By By Mike Giles / outdoors writer
Aug. 9, 2002
Normally hot summer weather slows down the activity level of most game fish. There's one species in our area however, that never really slows up in their quest for something to eat. Probably the most powerful game fish in these parts, the striped bass or striped bass hybrid is a much sought after fish by a select group of experienced anglers hereabouts.
The stripers and hybrids are voracious feeders as they eat during most of the day. We have at least three areas within an hour to an hour and a half drive of Meridian that hold large populations of stripers not counting Okatibbee Reservoir. Although Okatibbee does have a population of stripers, the time to catch them is in the fall once the water and temperatures have cooled down.
Good striper populations reside in the Tombigbee River at Demopolis and Gainesville Lock and Dams. Another old favorite that hasn't received as much pressure this summer is the Ross Barnett Reservoir spillway area. With a new bridge being built below the spillway, anglers have been prevented from fishing during certain stages of construction due to a lack of access roads.
Gainesville and Demopolis
Many bass anglers have reported catching schooling stripers this summer in their quest for largemouth bass on the Tombigbee River. Most of these anglers are targeting deep ledges and creek mouths along the main river course.
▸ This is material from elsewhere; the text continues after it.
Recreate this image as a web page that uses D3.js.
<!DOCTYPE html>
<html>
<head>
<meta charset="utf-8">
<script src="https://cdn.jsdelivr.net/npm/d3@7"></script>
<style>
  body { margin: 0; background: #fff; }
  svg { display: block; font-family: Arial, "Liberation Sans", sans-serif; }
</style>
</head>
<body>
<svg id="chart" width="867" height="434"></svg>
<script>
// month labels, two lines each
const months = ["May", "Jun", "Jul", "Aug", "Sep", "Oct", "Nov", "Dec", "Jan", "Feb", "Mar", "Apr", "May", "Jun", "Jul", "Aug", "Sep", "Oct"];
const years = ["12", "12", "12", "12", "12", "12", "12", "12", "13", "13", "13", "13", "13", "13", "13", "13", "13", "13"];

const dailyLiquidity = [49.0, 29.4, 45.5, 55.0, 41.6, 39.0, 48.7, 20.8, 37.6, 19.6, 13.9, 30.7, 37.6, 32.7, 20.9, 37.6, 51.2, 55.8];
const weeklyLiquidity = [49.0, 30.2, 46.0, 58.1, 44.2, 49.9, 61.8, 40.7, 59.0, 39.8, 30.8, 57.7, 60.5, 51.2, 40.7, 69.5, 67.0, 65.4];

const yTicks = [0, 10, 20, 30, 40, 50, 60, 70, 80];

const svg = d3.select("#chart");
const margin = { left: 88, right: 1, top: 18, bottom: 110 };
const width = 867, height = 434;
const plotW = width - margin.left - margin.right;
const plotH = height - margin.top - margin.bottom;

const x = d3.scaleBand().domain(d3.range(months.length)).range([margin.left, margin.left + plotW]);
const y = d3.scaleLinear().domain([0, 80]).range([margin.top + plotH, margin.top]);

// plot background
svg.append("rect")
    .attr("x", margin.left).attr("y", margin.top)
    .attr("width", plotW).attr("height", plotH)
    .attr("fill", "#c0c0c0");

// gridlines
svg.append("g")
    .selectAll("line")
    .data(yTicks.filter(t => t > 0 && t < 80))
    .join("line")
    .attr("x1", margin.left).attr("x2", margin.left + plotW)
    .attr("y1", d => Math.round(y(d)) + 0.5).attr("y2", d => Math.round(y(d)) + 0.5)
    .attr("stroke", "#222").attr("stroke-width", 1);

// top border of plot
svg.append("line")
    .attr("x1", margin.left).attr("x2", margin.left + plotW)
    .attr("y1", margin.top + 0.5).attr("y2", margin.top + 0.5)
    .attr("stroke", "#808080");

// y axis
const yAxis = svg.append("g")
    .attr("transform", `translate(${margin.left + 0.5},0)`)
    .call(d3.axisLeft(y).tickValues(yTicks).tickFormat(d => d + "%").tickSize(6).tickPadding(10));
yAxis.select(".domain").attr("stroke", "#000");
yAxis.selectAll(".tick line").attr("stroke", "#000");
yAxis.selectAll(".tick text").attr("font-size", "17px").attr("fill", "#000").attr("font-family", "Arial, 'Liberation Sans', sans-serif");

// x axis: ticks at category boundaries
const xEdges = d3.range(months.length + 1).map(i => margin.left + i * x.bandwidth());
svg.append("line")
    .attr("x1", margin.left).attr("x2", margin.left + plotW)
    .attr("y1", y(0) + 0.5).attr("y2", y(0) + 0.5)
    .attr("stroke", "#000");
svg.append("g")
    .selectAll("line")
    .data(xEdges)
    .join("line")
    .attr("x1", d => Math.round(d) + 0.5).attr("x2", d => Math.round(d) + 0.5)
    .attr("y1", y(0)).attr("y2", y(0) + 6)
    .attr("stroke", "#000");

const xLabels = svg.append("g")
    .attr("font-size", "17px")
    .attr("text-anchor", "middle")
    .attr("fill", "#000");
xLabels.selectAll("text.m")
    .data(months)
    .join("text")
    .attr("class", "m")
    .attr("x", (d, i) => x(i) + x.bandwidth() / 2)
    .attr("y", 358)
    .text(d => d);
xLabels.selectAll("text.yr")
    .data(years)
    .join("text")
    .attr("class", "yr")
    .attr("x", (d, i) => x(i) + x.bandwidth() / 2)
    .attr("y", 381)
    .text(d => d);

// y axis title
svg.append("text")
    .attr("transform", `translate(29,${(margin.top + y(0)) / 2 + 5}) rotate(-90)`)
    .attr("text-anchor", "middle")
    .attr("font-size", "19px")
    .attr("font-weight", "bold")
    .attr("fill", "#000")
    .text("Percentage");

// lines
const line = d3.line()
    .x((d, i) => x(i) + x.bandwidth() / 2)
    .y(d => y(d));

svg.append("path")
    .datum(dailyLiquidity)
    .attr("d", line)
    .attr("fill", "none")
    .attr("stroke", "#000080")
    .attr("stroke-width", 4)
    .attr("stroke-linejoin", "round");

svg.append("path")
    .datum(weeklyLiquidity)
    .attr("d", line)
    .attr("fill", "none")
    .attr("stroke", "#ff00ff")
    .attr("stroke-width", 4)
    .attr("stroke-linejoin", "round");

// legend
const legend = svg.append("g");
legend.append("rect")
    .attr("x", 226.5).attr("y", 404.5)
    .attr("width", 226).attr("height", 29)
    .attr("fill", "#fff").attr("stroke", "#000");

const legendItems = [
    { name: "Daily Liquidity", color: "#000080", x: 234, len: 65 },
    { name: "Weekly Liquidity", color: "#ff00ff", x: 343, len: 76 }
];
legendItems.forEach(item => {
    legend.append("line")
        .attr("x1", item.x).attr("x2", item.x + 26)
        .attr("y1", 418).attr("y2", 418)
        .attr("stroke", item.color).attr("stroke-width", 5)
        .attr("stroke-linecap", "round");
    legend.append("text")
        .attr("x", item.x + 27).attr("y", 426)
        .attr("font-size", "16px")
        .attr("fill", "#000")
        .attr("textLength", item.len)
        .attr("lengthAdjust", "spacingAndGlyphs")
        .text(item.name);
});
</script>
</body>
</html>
The prime time to catch these fish is when there is current in the river. Once fishermen come upon a school of stripers, the fish usually will attack most any bass bait with a vengeance. If they connect, anglers would do well to have their drags loosened when preparing to do battle with these veritable torpedoes.
A hybrid or striper in the five to seven pound class or larger, will almost be more than you can handle. If the line isn't stout and the drags aren't set properly, there will surely be broken lines or lost lures. When it comes to tearing up equipment, the stripers have no freshwater peers. Some of the most popular baits used while fishing these pools are crankbaits and jigs.
Spillway action
Whether you're fishing at Gainesville, Demopolis or at Ross Barnett, the hottest action this time of year will occur below the spillways. These areas will have plenty of oxygen, current, and most importantly, plenty of baitfish. Depending upon the weather conditions and water levels, the stripers are subject to biting almost any time during the day.
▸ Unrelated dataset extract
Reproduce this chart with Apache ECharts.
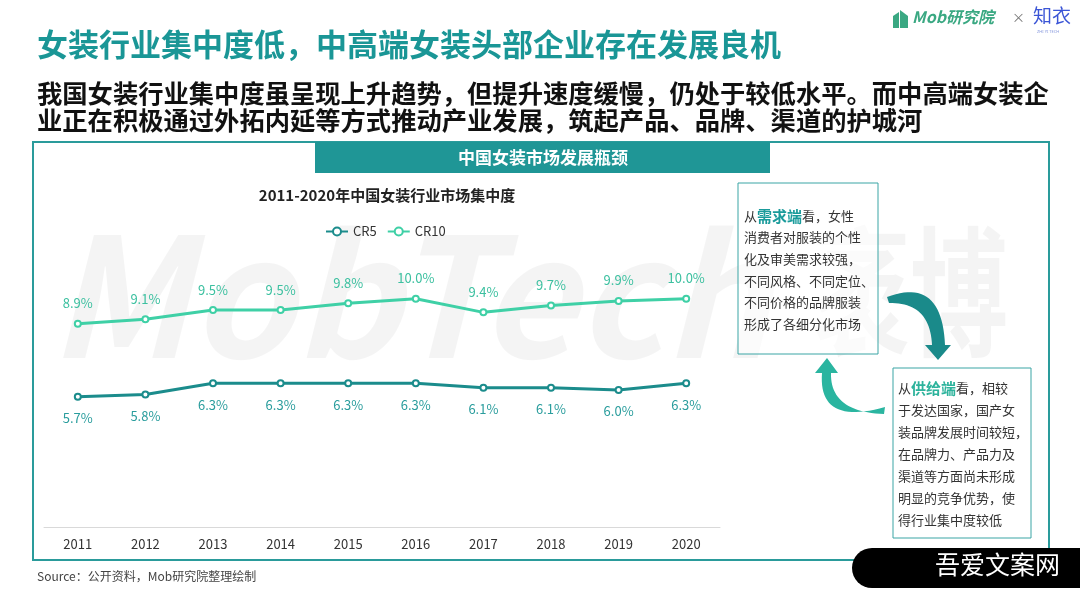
<!DOCTYPE html>
<html><head><meta charset="utf-8">
<script src="https://cdn.jsdelivr.net/npm/echarts@6/dist/echarts.min.js"></script>
<style>html,body{margin:0;padding:0;background:#fff}#c{width:1080px;height:608px}</style>
</head><body><div id="c"></div>
<script>
const years = ['2011','2012','2013','2014','2015','2016','2017','2018','2019','2020'];
const cr5 = [5.7,5.8,6.3,6.3,6.3,6.3,6.1,6.1,6.0,6.3];
const cr10 = [8.9,9.1,9.5,9.5,9.8,10.0,9.4,9.7,9.9,10.0];
const seriesNames = ['CR5','CR10'];

const F = "'Noto Sans CJK SC','Noto Sans',sans-serif";
const TEAL = '#1a9696';
const C5 = '#1b8c8c';
const C10 = '#3fd0a6';

// decorative curved arrow: outer/inner quadratic curves -> polygon
function qpts(p0, c, p1, n){
  const out=[];
  for(let i=0;i<=n;i++){const t=i/n,u=1-t;
    out.push([u*u*p0[0]+2*u*t*c[0]+t*t*p1[0], u*u*p0[1]+2*u*t*c[1]+t*t*p1[1]]);}
  return out;
}
const arrow1 = [].concat(
  qpts([887,297],[942,276],[945,345],24),
  [[951,345],[938,360],[925,345],[932,345]],
  qpts([932,345],[930,302],[889,303],24)
);
const arrow2 = [].concat(
  qpts([885,407],[818,426],[822,373],24),
  [[815,373],[827,358],[838,373],[831,373]],
  qpts([831,373],[830,412],[884,414],24)
);

function txt(x,y,text,font,fill,extra,z){
  return {type:'text', x:x, y:y, z:z||5, style:Object.assign({text:text, font:font, fill:fill, textVerticalAlign:'top'}, extra||{})};
}

const chart = echarts.init(document.getElementById('c'), null, {renderer:'canvas'});
chart.setOption({
  backgroundColor:'#fff',
  animation:false,
  textStyle:{fontFamily:F},
  title:{
    text:'2011-2020年中国女装行业市场集中度',
    left:382, top:183, textAlign:'center',
    textStyle:{fontSize:15, fontWeight:'bold', color:'#222', fontFamily:F}
  },
  legend:{
    data:seriesNames, left:320, top:220,
    itemWidth:22, itemHeight:10, itemGap:10,
    textStyle:{fontSize:13, color:'#333', fontFamily:F}
  },
  grid:{left:44, right:360, top:253, bottom:81},
  xAxis:{
    type:'category', data:years, boundaryGap:true,
    axisLine:{lineStyle:{color:'#d9d9d9'}},
    axisTick:{show:false},
    axisLabel:{fontSize:13, color:'#333', margin:11, fontFamily:F}
  },
  yAxis:{type:'value', min:0, max:12, show:false, splitLine:{show:false}},
  series:[
    {name:'CR5', type:'line', data:cr5, symbol:'emptyCircle', symbolSize:6,
     lineStyle:{width:3, color:C5}, itemStyle:{color:C5, borderWidth:1.2},
     label:{show:true, position:'bottom', distance:11, fontSize:13, color:'#2a9d9d',
            formatter:p=>p.value.toFixed(1)+'%'}},
    {name:'CR10', type:'line', data:cr10, symbol:'emptyCircle', symbolSize:6,
     lineStyle:{width:3, color:C10}, itemStyle:{color:C10, borderWidth:1.2},
     label:{show:true, position:'top', distance:10, fontSize:13, color:'#3cc0a0',
            formatter:p=>p.value.toFixed(1)+'%'}}
  ],
  graphic:[
    // watermark
    {type:'text', x:48, y:212, z:-10, silent:true,
     style:{text:'MobTech', font:"italic bold 166px 'Noto Sans CJK SC',sans-serif", fill:'rgba(0,0,0,0.045)', textVerticalAlign:'top'}},
    {type:'text', x:812, y:222, z:-10, silent:true, scaleX:0.7,
     style:{text:'袤博', font:"bold 140px 'Noto Sans CJK SC',sans-serif", fill:'rgba(0,0,0,0.045)', textVerticalAlign:'top'}},
    // logo
    {type:'polygon', z:5, shape:{points:[[893,28],[893,16],[899,12],[899,28]]}, style:{fill:'#3aa882'}},
    {type:'polygon', z:5, shape:{points:[[900,28],[900,10],[908,16],[908,28]]}, style:{fill:'#3aa882'}},
    txt(912,9,'Mob研究院',"italic bold 16px 'Noto Sans CJK SC',sans-serif",'#3aa882'),
    txt(1012,11,'×',"13px 'Noto Sans CJK SC',sans-serif",'#777'),
    txt(1033,6,'知衣',"19px 'Noto Sans CJK SC',sans-serif",'#3b55d6'),
    txt(1037,30,'ZHI YI TECH',"4px 'Noto Sans',sans-serif",'#8899dd'),
    // heading
    txt(37,29,'女装行业集中度低，中高端女装头部企业存在发展良机',"bold 31px 'Noto Sans CJK SC',sans-serif",TEAL),
    txt(37,80,'我国女装行业集中度虽呈现上升趋势，但提升速度缓慢，仍处于较低水平。而中高端女装企\n业正在积极通过外拓内延等方式推动产业发展，筑起产品、品牌、渠道的护城河',"bold 25.3px 'Noto Sans CJK SC',sans-serif",'#111',{lineHeight:27}),
    // outer frame
    {type:'rect', z:1, shape:{x:33, y:142, width:1016, height:418}, style:{fill:'none', stroke:'#2a9b9b', lineWidth:2}},
    {type:'rect', z:2, shape:{x:315, y:142, width:455, height:31}, style:{fill:'#1f9696'}},
    {type:'text', z:3, x:543, y:158, style:{text:'中国女装市场发展瓶颈', textAlign:'center', textVerticalAlign:'middle', font:"bold 17px 'Noto Sans CJK SC',sans-serif", fill:'#fff'}},
    // boxes
    {type:'rect', z:2, shape:{x:738, y:183, width:140, height:171}, style:{fill:'rgba(255,255,255,0.6)', stroke:'#3aa5a5', lineWidth:1}},
    txt(744,205,'从{a|需求端}看，女性\n消费者对服装的个性\n化及审美需求较强，\n不同风格、不同定位、\n不同价格的品牌服装\n形成了各细分化市场',
      "13px 'Noto Sans CJK SC',sans-serif",'#333',
      {lineHeight:21.6, rich:{a:{fontSize:15, fontWeight:'bold', fill:'#1a9b9b', fontFamily:F, lineHeight:21.6}}}),
    {type:'rect', z:2, shape:{x:893, y:368, width:138, height:170}, style:{fill:'rgba(255,255,255,0.6)', stroke:'#3aa5a5', lineWidth:1}},
    txt(898,377,'从{a|供给端}看，相较\n于发达国家，国产女\n装品牌发展时间较短，\n在品牌力、产品力及\n渠道等方面尚未形成\n明显的竞争优势，使\n得行业集中度较低',
      "13px 'Noto Sans CJK SC',sans-serif",'#333',
      {lineHeight:22, rich:{a:{fontSize:15, fontWeight:'bold', fill:'#2db39c', fontFamily:F, lineHeight:22}}}),
    // arrows
    {type:'polygon', z:4, shape:{points:arrow1}, style:{fill:'#1a8a8a'}},
    {type:'polygon', z:4, shape:{points:arrow2}, style:{fill:'#2ab5a0'}},
    // source
    txt(37,570,'Source：公开资料，Mob研究院整理绘制',"12px 'Noto Sans CJK SC',sans-serif",'#444'),
    // badge
    {type:'rect', z:6, shape:{x:852, y:548, width:240, height:40, r:[20,0,0,20]}, style:{fill:'#000'}},
    txt(935,552,'吾爱文案网',"25px 'Noto Sans CJK SC',sans-serif",'#fff',{},8)
  ]
});
</script></body></html>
Anglers will find that stripers can be caught while fishing out of boats or off of the banks. Fishermen will usually need rods in eleven to fifteen foot lengths in order to reach the whitewater areas of the spillway from the banks. The stripers will congregate just below the area where the water spills over the dam, or comes through the gates. It is here that they wait to attack helpless baitfish.
Dawn and dusk best
Sudden thundershowers or rises in the water levels may trigger schooling and feeding action any time of the day. However, barring those occurrences, the action is usually best at dawn and dusk. Perhaps the best bait to use when the fish are feeding directly below the spillway areas are lead spoons and jigs. The lead spoons are usually painted in a variety of colors with white, silver and chartreuse being deadly colors for sure.
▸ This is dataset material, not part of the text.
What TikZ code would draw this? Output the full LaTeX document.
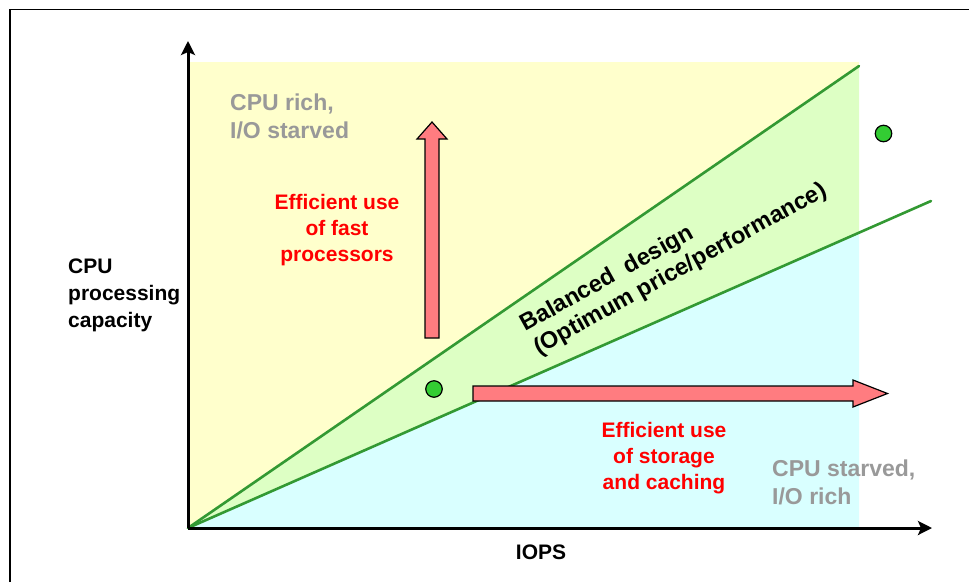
\documentclass[tikz,border=0pt]{standalone}
\usepackage{fontspec}
\setmainfont{Liberation Sans}
\usetikzlibrary{arrows.meta}

\definecolor{zoneyellow}{RGB}{255,255,204}
\definecolor{zonegreen}{RGB}{221,255,196}
\definecolor{zonecyan}{RGB}{217,255,255}
\definecolor{bandline}{RGB}{51,153,51}
\definecolor{dotgreen}{RGB}{51,204,51}
\definecolor{blockpink}{RGB}{255,124,128}
\definecolor{notegray}{RGB}{153,153,153}

\begin{document}
\begin{tikzpicture}[x=1pt,y=-1pt,
  frameline/.style={line width=1.5pt,black},
  axis/.style={line width=3pt,black,-{Stealth[length=14pt,width=14pt,inset=3pt]}},
  bandedge/.style={line width=2.6pt,bandline,line cap=round},
  dot/.style={circle,minimum size=16.5pt,inner sep=0pt,fill=dotgreen,draw=black,line width=1.2pt},
  blockarrow/.style={fill=blockpink,draw=black,line width=1.2pt,line join=miter},
  graynote/.style={inner sep=0pt,align=left,text=notegray,font=\fontsize{23}{28}\selectfont\bfseries},
  rednote/.style={inner sep=0pt,align=center,text=red,font=\fontsize{21}{26}\selectfont\bfseries},
  axislabel/.style={inner sep=0pt,text=black,font=\fontsize{21}{27}\selectfont\bfseries},
  bandtext/.style={inner sep=0pt,align=left,text=black,font=\fontsize{23.5}{27}\selectfont\bfseries}]
\useasboundingbox (0,0) rectangle (969,582);

% page frame
\draw[frameline] (10,582) -- (10,9.5) -- (969,9.5);

% key points of the chart
\coordinate (O) at (188,528);
\coordinate (ytip) at (188,41);
\coordinate (xtip) at (932,528);
\coordinate (upperEnd) at (859,66);
\coordinate (lowerEnd) at (931,201);
\coordinate (lowerEdge) at (859,232.7);

% regions
\fill[zoneyellow] (188,62) rectangle (859,528);
\fill[zonegreen] (O) -- (upperEnd) -- (lowerEdge) -- cycle;
\fill[zonecyan] (O) -- (lowerEdge) -- (859,528) -- cycle;

% balanced band boundaries
\draw[bandedge] (O) -- (upperEnd);
\draw[bandedge] (O) -- (lowerEnd);

% axes
\draw[axis] (O) -- (ytip);
\draw[axis] (O) -- (xtip);

% block arrows
\draw[blockarrow] (425,338) -- (425,139) -- (417,139) -- (432,122) -- (447,139) -- (439,139) -- (439,338) -- cycle;
\draw[blockarrow] (473,386) -- (853,386) -- (853,380) -- (887.5,393.5) -- (853,407) -- (853,401) -- (473,401) -- cycle;

% sample points
\node[dot] (pointA) at (434,389) {};
\node[dot] (pointB) at (883.5,133.5) {};

% labels (base anchor sits on the last line)
\node[graynote,anchor=base west] (rich) at (230,138) {CPU rich,\\I/O starved};
\node[graynote,anchor=base west] (starved) at (772,504) {CPU starved,\\I/O rich};
\node[rednote,anchor=base] (fastcpu) at (337,261.5) {Efficient use\\of fast\\processors};
\node[rednote,anchor=base] (storage) at (664,489) {Efficient use\\of storage\\and caching};
\node[axislabel,align=left,anchor=base west] (ylabel) at (68,327) {CPU\\processing\\capacity};
\node[axislabel,anchor=base] (xlabel) at (541,559.5) {IOPS};
\node[bandtext,rotate=29] (band) at (674,258) {Balanced\ \ design\\(Optimum price/performance)};
\end{tikzpicture}
\end{document}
When targeting the sub-surface feeders, many anglers prefer using a large weight at the bottom of the line with a buck tail jig or grub attached approximately eighteen to twenty-four inches up the line. White, chartreuse, yellow and green are all good colors for jigs or grubs.
Anglers must cast into or just below the whitewater. Most of the bites will come just as soon as the bait hits the water. In fact, many strikes will occur before you can get the slack out of the line.
Anglers should check with the local laws and limits when fishing in Alabama. In Mississippi, the limit on stripers is three fish per day with a minimum length of 15 inches. If you have never caught a striper, then you owe it to yourself to give it a try. I guarantee that you'll never catch a harder fighting game fish in our area.